[Goal]: Leave out the pictures and repeat the rest of the material exactly.

>>>>

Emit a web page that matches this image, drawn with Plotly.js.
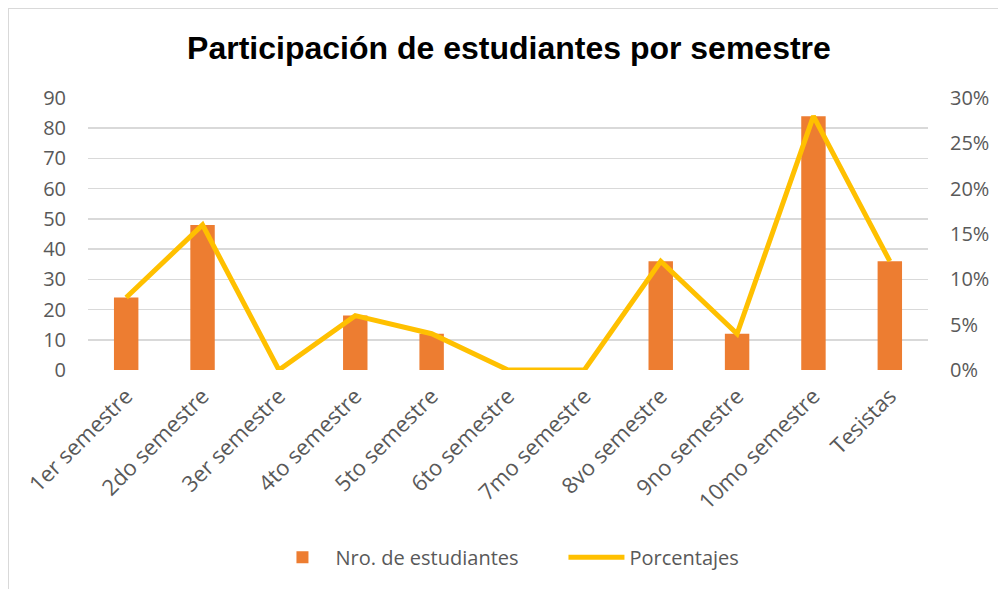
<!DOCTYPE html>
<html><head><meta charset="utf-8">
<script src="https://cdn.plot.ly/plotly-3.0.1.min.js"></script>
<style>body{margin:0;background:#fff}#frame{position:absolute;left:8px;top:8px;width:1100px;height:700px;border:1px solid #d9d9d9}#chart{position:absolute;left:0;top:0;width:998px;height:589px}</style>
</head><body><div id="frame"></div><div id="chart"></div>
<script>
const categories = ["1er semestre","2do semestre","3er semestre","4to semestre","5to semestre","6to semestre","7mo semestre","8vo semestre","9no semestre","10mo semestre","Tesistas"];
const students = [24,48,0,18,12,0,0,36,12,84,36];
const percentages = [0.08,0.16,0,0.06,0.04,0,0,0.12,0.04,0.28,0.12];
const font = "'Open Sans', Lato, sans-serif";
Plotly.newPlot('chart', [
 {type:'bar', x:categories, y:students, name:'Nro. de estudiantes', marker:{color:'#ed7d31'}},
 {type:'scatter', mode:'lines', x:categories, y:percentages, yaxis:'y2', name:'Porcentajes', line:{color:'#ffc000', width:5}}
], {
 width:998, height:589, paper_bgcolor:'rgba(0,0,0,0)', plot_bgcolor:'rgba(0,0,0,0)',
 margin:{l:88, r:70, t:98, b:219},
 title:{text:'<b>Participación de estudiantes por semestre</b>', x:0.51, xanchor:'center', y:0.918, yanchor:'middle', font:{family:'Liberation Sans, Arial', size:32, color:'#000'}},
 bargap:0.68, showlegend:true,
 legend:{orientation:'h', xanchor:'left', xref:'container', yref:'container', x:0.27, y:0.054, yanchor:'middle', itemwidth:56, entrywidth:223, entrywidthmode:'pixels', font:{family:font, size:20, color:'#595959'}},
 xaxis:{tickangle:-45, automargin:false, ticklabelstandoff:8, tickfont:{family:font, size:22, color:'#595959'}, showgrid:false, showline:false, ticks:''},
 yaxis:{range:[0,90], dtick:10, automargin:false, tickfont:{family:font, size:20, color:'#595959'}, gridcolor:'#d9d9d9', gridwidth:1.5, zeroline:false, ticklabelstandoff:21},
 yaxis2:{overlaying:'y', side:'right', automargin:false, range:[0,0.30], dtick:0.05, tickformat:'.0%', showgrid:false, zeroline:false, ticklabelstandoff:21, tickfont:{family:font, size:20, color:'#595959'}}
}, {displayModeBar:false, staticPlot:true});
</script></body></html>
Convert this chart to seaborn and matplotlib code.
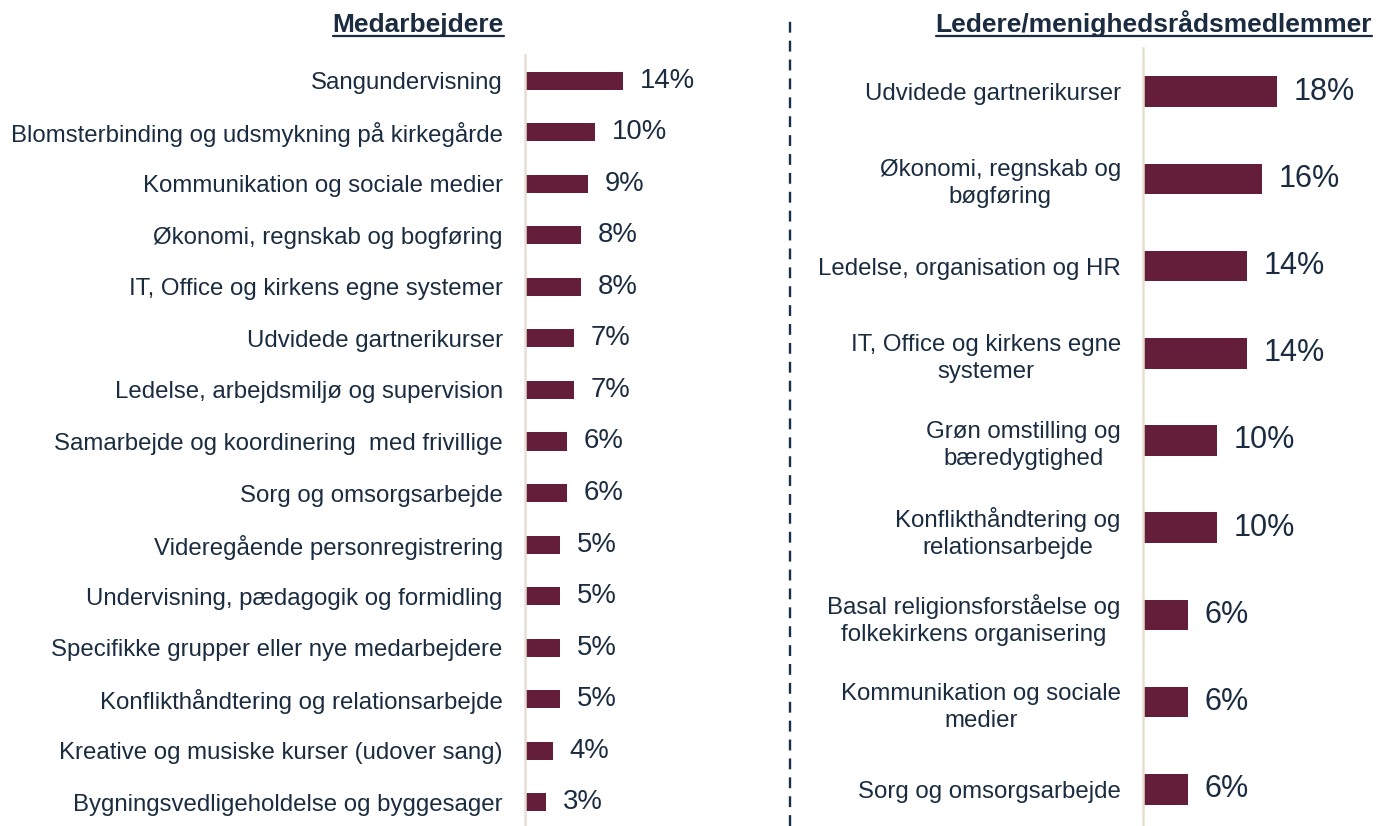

<<<<

[Exercise answer]:
Emit a web page that matches this image, drawn with Plotly.js.
<!DOCTYPE html>
<html><head><meta charset="utf-8">
<script src="https://cdn.plot.ly/plotly-3.0.1.min.js"></script>
<style>body{margin:0;background:#fff}#frame{position:absolute;left:8px;top:8px;width:1100px;height:700px;border:1px solid #d9d9d9}#chart{position:absolute;left:0;top:0;width:998px;height:589px}</style>
</head><body><div id="frame"></div><div id="chart"></div>
<script>
const categories = ["1er semestre","2do semestre","3er semestre","4to semestre","5to semestre","6to semestre","7mo semestre","8vo semestre","9no semestre","10mo semestre","Tesistas"];
const students = [24,48,0,18,12,0,0,36,12,84,36];
const percentages = [0.08,0.16,0,0.06,0.04,0,0,0.12,0.04,0.28,0.12];
const font = "'Open Sans', Lato, sans-serif";
Plotly.newPlot('chart', [
 {type:'bar', x:categories, y:students, name:'Nro. de estudiantes', marker:{color:'#ed7d31'}},
 {type:'scatter', mode:'lines', x:categories, y:percentages, yaxis:'y2', name:'Porcentajes', line:{color:'#ffc000', width:5}}
], {
 width:998, height:589, paper_bgcolor:'rgba(0,0,0,0)', plot_bgcolor:'rgba(0,0,0,0)',
 margin:{l:88, r:70, t:98, b:219},
 title:{text:'<b>Participación de estudiantes por semestre</b>', x:0.51, xanchor:'center', y:0.918, yanchor:'middle', font:{family:'Liberation Sans, Arial', size:32, color:'#000'}},
 bargap:0.68, showlegend:true,
 legend:{orientation:'h', xanchor:'left', xref:'container', yref:'container', x:0.27, y:0.054, yanchor:'middle', itemwidth:56, entrywidth:223, entrywidthmode:'pixels', font:{family:font, size:20, color:'#595959'}},
 xaxis:{tickangle:-45, automargin:false, ticklabelstandoff:8, tickfont:{family:font, size:22, color:'#595959'}, showgrid:false, showline:false, ticks:''},
 yaxis:{range:[0,90], dtick:10, automargin:false, tickfont:{family:font, size:20, color:'#595959'}, gridcolor:'#d9d9d9', gridwidth:1.5, zeroline:false, ticklabelstandoff:21},
 yaxis2:{overlaying:'y', side:'right', automargin:false, range:[0,0.30], dtick:0.05, tickformat:'.0%', showgrid:false, zeroline:false, ticklabelstandoff:21, tickfont:{family:font, size:20, color:'#595959'}}
}, {displayModeBar:false, staticPlot:true});
</script></body></html>
Convert this chart to seaborn and matplotlib code.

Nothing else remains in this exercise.